Experience Sampler¶
The Sampler class provides a unified interface for sampling experiences from replay buffers in both standard and distributed
training scenarios. It can work with various types of replay buffers including standard replay buffers, multi-agent buffers,
prioritized buffers, and multi-step buffers.
For distributed training, the sampler can work with PyTorch DataLoaders and provides custom collate functions to properly handle TensorDict objects. This enables efficient batch processing of experiences across multiple workers.
The sampler automatically detects whether it’s being used in a standard training setup (with a replay buffer) or distributed setup (with a dataset and dataloader) and provides the appropriate sampling interface.
from agilerl.components.sampler import Sampler
from agilerl.components.replay_buffer import ReplayBuffer
# Standard training setup
buffer = ReplayBuffer(max_size=10000, device=device)
sampler = Sampler(memory=buffer)
# Sample experiences
batch = sampler.sample(batch_size=32)
# Distributed training setup
from agilerl.components.data import ReplayDataset
dataset = ReplayDataset(buffer, batch_size=32)
dataloader = Sampler.create_dataloader(dataset, batch_size=32)

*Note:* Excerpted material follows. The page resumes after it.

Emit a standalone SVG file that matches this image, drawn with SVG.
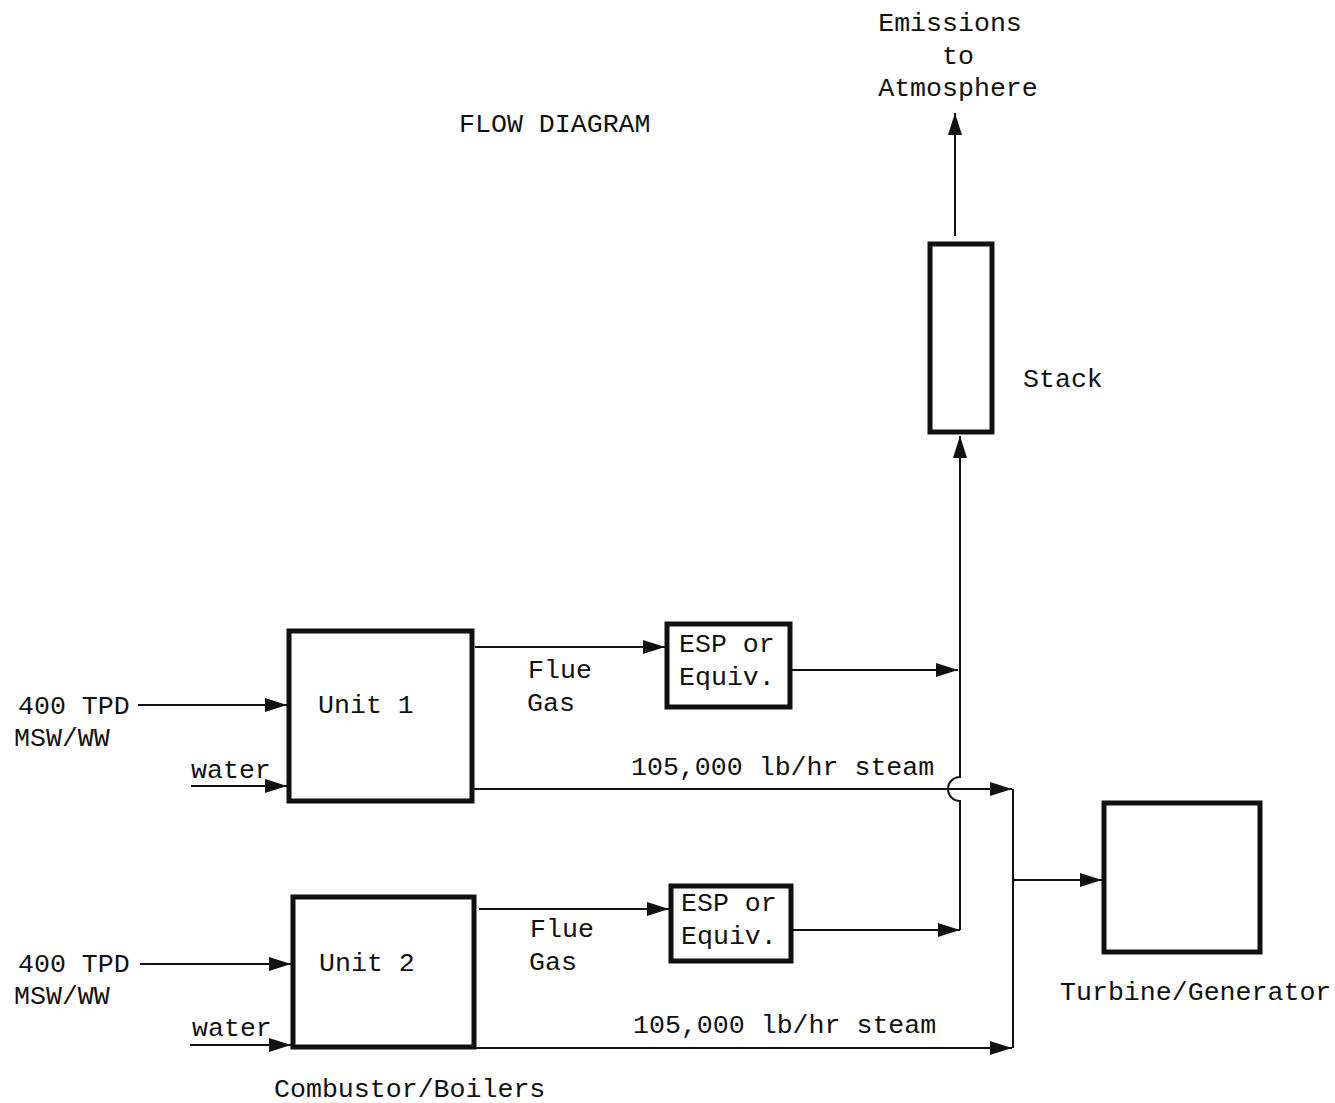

distributed_sampler = Sampler(dataset=dataset, dataloader=dataloader)
Classes¶
- class agilerl.components.sampler.Sampler(memory: ReplayBuffer | MultiAgentReplayBuffer | PrioritizedReplayBuffer | MultiStepReplayBuffer | None = None, dataset: ReplayDataset | None = None, dataloader: DataLoader | None = None)¶
Sampler class to handle both standard and distributed training.
- Parameters:
memory (ReplayBuffer | MultiAgentReplayBuffer | PrioritizedReplayBuffer | MultiStepReplayBuffer | None, optional) – Replay buffer memory, defaults to None
dataset (ReplayDataset | None, optional) – Dataset for distributed sampling, defaults to None
dataloader (DataLoader | None, optional) – DataLoader for distributed sampling, defaults to None
- Raises:
AssertionError – If neither memory nor (dataset and dataloader) are provided
- classmethod create_dataloader(dataset: ReplayDataset, batch_size: int | None = None, **kwargs) DataLoader¶
Create a DataLoader with the appropriate collate function.
- Parameters:
dataset (ReplayDataset) – Dataset to create a DataLoader for
batch_size (int | None, optional) – Batch size for the DataLoader, defaults to None
kwargs – Additional arguments to pass to the DataLoader
- Returns:
DataLoader with tensordict_collate_fn
- Return type:
DataLoader
- sample_distributed(batch_size: int, return_idx: bool | None = None) TensorDict¶
Sample a batch of experiences from the distributed dataset.
- sample_n_step(idxs: Any) dict[str, ndarray | dict[str, ndarray] | tuple[ndarray, ...] | Tensor | TensorDict | tuple[Tensor, ...] | dict[str, Tensor] | Number | list[ReasoningPrompts] | ReasoningPrompts] | tuple[ndarray | dict[str, ndarray] | tuple[ndarray, ...] | Tensor | TensorDict | tuple[Tensor, ...] | dict[str, Tensor] | Number | list[ReasoningPrompts] | ReasoningPrompts, ...]¶
Sample a batch of experiences from the n-step replay buffer.
- Parameters:
idxs (Any) – Indices to sample from
- Returns:
Sampled batch of experiences
- Return type:
TensorDict
- sample_per(batch_size: int, beta: float) dict[str, ndarray | dict[str, ndarray] | tuple[ndarray, ...] | Tensor | TensorDict | tuple[Tensor, ...] | dict[str, Tensor] | Number | list[ReasoningPrompts] | ReasoningPrompts] | tuple[ndarray | dict[str, ndarray] | tuple[ndarray, ...] | Tensor | TensorDict | tuple[Tensor, ...] | dict[str, Tensor] | Number | list[ReasoningPrompts] | ReasoningPrompts, ...]¶
Sample a batch of experiences from the Prioritized Experience Replay buffer.
- sample_standard(batch_size: int, return_idx: bool = False) dict[str, ndarray | dict[str, ndarray] | tuple[ndarray, ...] | Tensor | TensorDict | tuple[Tensor, ...] | dict[str, Tensor] | Number | list[ReasoningPrompts] | ReasoningPrompts] | tuple[ndarray | dict[str, ndarray] | tuple[ndarray, ...] | Tensor | TensorDict | tuple[Tensor, ...] | dict[str, Tensor] | Number | list[ReasoningPrompts] | ReasoningPrompts, ...]¶
Sample a batch of experiences from the standard replay buffer.